> _DIRECTION_: Leave out the pictures and copy everything else below exactly.

---*---

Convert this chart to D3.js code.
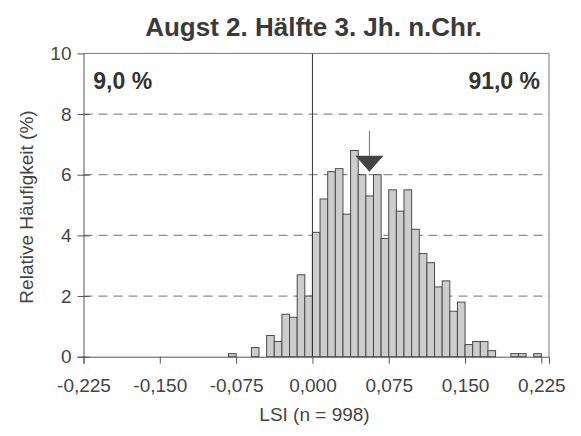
<!DOCTYPE html>
<html>
<head>
<meta charset="utf-8">
<script src="https://cdn.jsdelivr.net/npm/d3@7"></script>
<style>
  html, body { margin: 0; padding: 0; background: #fff; }
  svg { display: block; font-family: "Liberation Sans", Arial, sans-serif; }
</style>
</head>
<body>
<svg id="chart" width="581" height="436"></svg>
<script>
// ---- data ----
const title = "Augst 2. Hälfte 3. Jh. n.Chr.";
const xLabel = "LSI (n = 998)";
const yLabel = "Relative Häufigkeit (%)";
const binWidth = 0.0075;
// lower edges of the histogram bins that hold data
const binStart = [-0.0825, -0.06, -0.045, -0.0375, -0.03, -0.0225, -0.015, -0.0075,
  0, 0.0075, 0.015, 0.0225, 0.03, 0.0375, 0.045, 0.0525, 0.06, 0.0675, 0.075, 0.0825,
  0.09, 0.0975, 0.105, 0.1125, 0.12, 0.1275, 0.135, 0.1425, 0.15, 0.1575, 0.165, 0.1725,
  0.195, 0.2025, 0.2175];
// relative frequency (%)
const freq = [0.1, 0.3, 0.7, 0.5, 1.4, 1.3, 2.7, 2.0,
  4.1, 5.2, 6.1, 6.2, 4.7, 6.8, 6.0, 5.3, 6.0, 3.9, 5.5, 4.8,
  5.5, 4.2, 3.4, 3.1, 2.3, 2.5, 1.5, 1.8, 0.4, 0.5, 0.5, 0.2,
  0.1, 0.1, 0.1];
const xTicks = [-0.225, -0.15, -0.075, 0, 0.075, 0.15, 0.225];
const yTicks = [0, 2, 4, 6, 8, 10];
const gridValues = [2, 4, 6, 8];
const shareLeft = "9,0 %";
const shareRight = "91,0 %";
const meanValue = 0.056;
const arrowTipValue = 6.1;

(function () {
// ---- layout ----
const pL = 83.5, pR = 549, pT = 53.4, pB = 356.7;
const svg = d3.select("#chart");
const x = d3.scaleLinear().domain([-0.225, 0.2325]).range([pL, pR]);
const y = d3.scaleLinear().domain([0, 10]).range([pB, pT]);
const loc = d3.formatLocale({decimal: ",", thousands: ".", grouping: [3], currency: ["", ""], minus: "-"});
const fmt = loc.format(".3f");

// gridlines
svg.append("g").selectAll("line").data(gridValues).join("line")
  .attr("x1", pL).attr("x2", pR)
  .attr("y1", d => y(d)).attr("y2", d => y(d))
  .attr("stroke", "#8c8c8c").attr("stroke-width", 1.2)
  .attr("stroke-dasharray", "9,6");

// bars
const data = binStart.map((s, i) => ({s, v: freq[i]}));
svg.append("g").selectAll("rect").data(data).join("rect")
  .attr("x", d => x(d.s))
  .attr("width", d => x(d.s + binWidth) - x(d.s))
  .attr("y", d => y(d.v))
  .attr("height", d => y(0) - y(d.v))
  .attr("fill", "#cdcdcd")
  .attr("stroke", "#4a4a4a").attr("stroke-width", 1);

// frame top/right
svg.append("line").attr("x1", pL).attr("x2", pR).attr("y1", pT).attr("y2", pT)
  .attr("stroke", "#777").attr("stroke-width", 1);
svg.append("line").attr("x1", pR).attr("x2", pR).attr("y1", pT).attr("y2", pB)
  .attr("stroke", "#777").attr("stroke-width", 1);

// zero line
svg.append("line").attr("x1", x(0)).attr("x2", x(0)).attr("y1", pT).attr("y2", pB)
  .attr("stroke", "#333").attr("stroke-width", 1);

// x axis
const gx = svg.append("g").attr("transform", `translate(0,${pB})`)
  .call(d3.axisBottom(x).tickValues(xTicks).tickFormat(fmt).tickSizeOuter(0).tickSize(7).tickPadding(15));
gx.select(".domain").attr("stroke", "#555");
gx.selectAll(".tick line").attr("stroke", "#555");
gx.selectAll("text").attr("font-size", 19).attr("fill", "#444").attr("font-family", "Liberation Sans, Arial, sans-serif");

// y axis
const gy = svg.append("g").attr("transform", `translate(${pL},0)`)
  .call(d3.axisLeft(y).tickValues(yTicks).tickFormat(d3.format("d")).tickSizeOuter(0).tickSize(6).tickPadding(6));
gy.select(".domain").attr("stroke", "#555");
gy.selectAll(".tick line").attr("stroke", "#555").attr("x2", (d) => d === 10 ? -6 : 6).attr("x1", -6);
gy.selectAll("text").attr("font-size", 19).attr("fill", "#444").attr("font-family", "Liberation Sans, Arial, sans-serif");

// mean arrow
const ax = x(meanValue), tip = y(arrowTipValue);
svg.append("line").attr("x1", ax).attr("x2", ax).attr("y1", tip - 41).attr("y2", tip - 16)
  .attr("stroke", "#777").attr("stroke-width", 1);
svg.append("path")
  .attr("d", `M${ax - 14},${tip - 16} L${ax + 14},${tip - 16} L${ax},${tip} Z`)
  .attr("fill", "#444");

// share labels
svg.append("text").attr("x", 93.3).attr("y", 89.3).text(shareLeft)
  .attr("font-size", 23).attr("font-weight", "bold").attr("fill", "#333");
svg.append("text").attr("x", 540).attr("y", 89.3).attr("text-anchor", "end").text(shareRight)
  .attr("font-size", 23).attr("font-weight", "bold").attr("fill", "#333");

// title
svg.append("text").attr("x", 313.5).attr("y", 35.6).attr("text-anchor", "middle").text(title)
  .attr("font-size", 26).attr("font-weight", "bold").attr("fill", "#3a3a3a");

// axis titles
svg.append("text").attr("x", 314.5).attr("y", 421).attr("text-anchor", "middle").text(xLabel)
  .attr("font-size", 19).attr("fill", "#444");
svg.append("text").attr("transform", "translate(32.5,207) rotate(-90)").attr("text-anchor", "middle")
  .text(yLabel).attr("font-size", 19).attr("fill", "#444");
})();
</script>
</body>
</html>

---*---

> _FULL SOLUTION_:
Convert this chart to D3.js code.
<!DOCTYPE html>
<html>
<head>
<meta charset="utf-8">
<script src="https://cdn.jsdelivr.net/npm/d3@7"></script>
<style>
  html, body { margin: 0; padding: 0; background: #fff; }
  svg { display: block; font-family: "Liberation Sans", Arial, sans-serif; }
</style>
</head>
<body>
<svg id="chart" width="581" height="436"></svg>
<script>
// ---- data ----
const title = "Augst 2. Hälfte 3. Jh. n.Chr.";
const xLabel = "LSI (n = 998)";
const yLabel = "Relative Häufigkeit (%)";
const binWidth = 0.0075;
// lower edges of the histogram bins that hold data
const binStart = [-0.0825, -0.06, -0.045, -0.0375, -0.03, -0.0225, -0.015, -0.0075,
  0, 0.0075, 0.015, 0.0225, 0.03, 0.0375, 0.045, 0.0525, 0.06, 0.0675, 0.075, 0.0825,
  0.09, 0.0975, 0.105, 0.1125, 0.12, 0.1275, 0.135, 0.1425, 0.15, 0.1575, 0.165, 0.1725,
  0.195, 0.2025, 0.2175];
// relative frequency (%)
const freq = [0.1, 0.3, 0.7, 0.5, 1.4, 1.3, 2.7, 2.0,
  4.1, 5.2, 6.1, 6.2, 4.7, 6.8, 6.0, 5.3, 6.0, 3.9, 5.5, 4.8,
  5.5, 4.2, 3.4, 3.1, 2.3, 2.5, 1.5, 1.8, 0.4, 0.5, 0.5, 0.2,
  0.1, 0.1, 0.1];
const xTicks = [-0.225, -0.15, -0.075, 0, 0.075, 0.15, 0.225];
const yTicks = [0, 2, 4, 6, 8, 10];
const gridValues = [2, 4, 6, 8];
const shareLeft = "9,0 %";
const shareRight = "91,0 %";
const meanValue = 0.056;
const arrowTipValue = 6.1;

(function () {
// ---- layout ----
const pL = 83.5, pR = 549, pT = 53.4, pB = 356.7;
const svg = d3.select("#chart");
const x = d3.scaleLinear().domain([-0.225, 0.2325]).range([pL, pR]);
const y = d3.scaleLinear().domain([0, 10]).range([pB, pT]);
const loc = d3.formatLocale({decimal: ",", thousands: ".", grouping: [3], currency: ["", ""], minus: "-"});
const fmt = loc.format(".3f");

// gridlines
svg.append("g").selectAll("line").data(gridValues).join("line")
  .attr("x1", pL).attr("x2", pR)
  .attr("y1", d => y(d)).attr("y2", d => y(d))
  .attr("stroke", "#8c8c8c").attr("stroke-width", 1.2)
  .attr("stroke-dasharray", "9,6");

// bars
const data = binStart.map((s, i) => ({s, v: freq[i]}));
svg.append("g").selectAll("rect").data(data).join("rect")
  .attr("x", d => x(d.s))
  .attr("width", d => x(d.s + binWidth) - x(d.s))
  .attr("y", d => y(d.v))
  .attr("height", d => y(0) - y(d.v))
  .attr("fill", "#cdcdcd")
  .attr("stroke", "#4a4a4a").attr("stroke-width", 1);

// frame top/right
svg.append("line").attr("x1", pL).attr("x2", pR).attr("y1", pT).attr("y2", pT)
  .attr("stroke", "#777").attr("stroke-width", 1);
svg.append("line").attr("x1", pR).attr("x2", pR).attr("y1", pT).attr("y2", pB)
  .attr("stroke", "#777").attr("stroke-width", 1);

// zero line
svg.append("line").attr("x1", x(0)).attr("x2", x(0)).attr("y1", pT).attr("y2", pB)
  .attr("stroke", "#333").attr("stroke-width", 1);

// x axis
const gx = svg.append("g").attr("transform", `translate(0,${pB})`)
  .call(d3.axisBottom(x).tickValues(xTicks).tickFormat(fmt).tickSizeOuter(0).tickSize(7).tickPadding(15));
gx.select(".domain").attr("stroke", "#555");
gx.selectAll(".tick line").attr("stroke", "#555");
gx.selectAll("text").attr("font-size", 19).attr("fill", "#444").attr("font-family", "Liberation Sans, Arial, sans-serif");

// y axis
const gy = svg.append("g").attr("transform", `translate(${pL},0)`)
  .call(d3.axisLeft(y).tickValues(yTicks).tickFormat(d3.format("d")).tickSizeOuter(0).tickSize(6).tickPadding(6));
gy.select(".domain").attr("stroke", "#555");
gy.selectAll(".tick line").attr("stroke", "#555").attr("x2", (d) => d === 10 ? -6 : 6).attr("x1", -6);
gy.selectAll("text").attr("font-size", 19).attr("fill", "#444").attr("font-family", "Liberation Sans, Arial, sans-serif");

// mean arrow
const ax = x(meanValue), tip = y(arrowTipValue);
svg.append("line").attr("x1", ax).attr("x2", ax).attr("y1", tip - 41).attr("y2", tip - 16)
  .attr("stroke", "#777").attr("stroke-width", 1);
svg.append("path")
  .attr("d", `M${ax - 14},${tip - 16} L${ax + 14},${tip - 16} L${ax},${tip} Z`)
  .attr("fill", "#444");

// share labels
svg.append("text").attr("x", 93.3).attr("y", 89.3).text(shareLeft)
  .attr("font-size", 23).attr("font-weight", "bold").attr("fill", "#333");
svg.append("text").attr("x", 540).attr("y", 89.3).attr("text-anchor", "end").text(shareRight)
  .attr("font-size", 23).attr("font-weight", "bold").attr("fill", "#333");

// title
svg.append("text").attr("x", 313.5).attr("y", 35.6).attr("text-anchor", "middle").text(title)
  .attr("font-size", 26).attr("font-weight", "bold").attr("fill", "#3a3a3a");

// axis titles
svg.append("text").attr("x", 314.5).attr("y", 421).attr("text-anchor", "middle").text(xLabel)
  .attr("font-size", 19).attr("fill", "#444");
svg.append("text").attr("transform", "translate(32.5,207) rotate(-90)").attr("text-anchor", "middle")
  .text(yLabel).attr("font-size", 19).attr("fill", "#444");
})();
</script>
</body>
</html>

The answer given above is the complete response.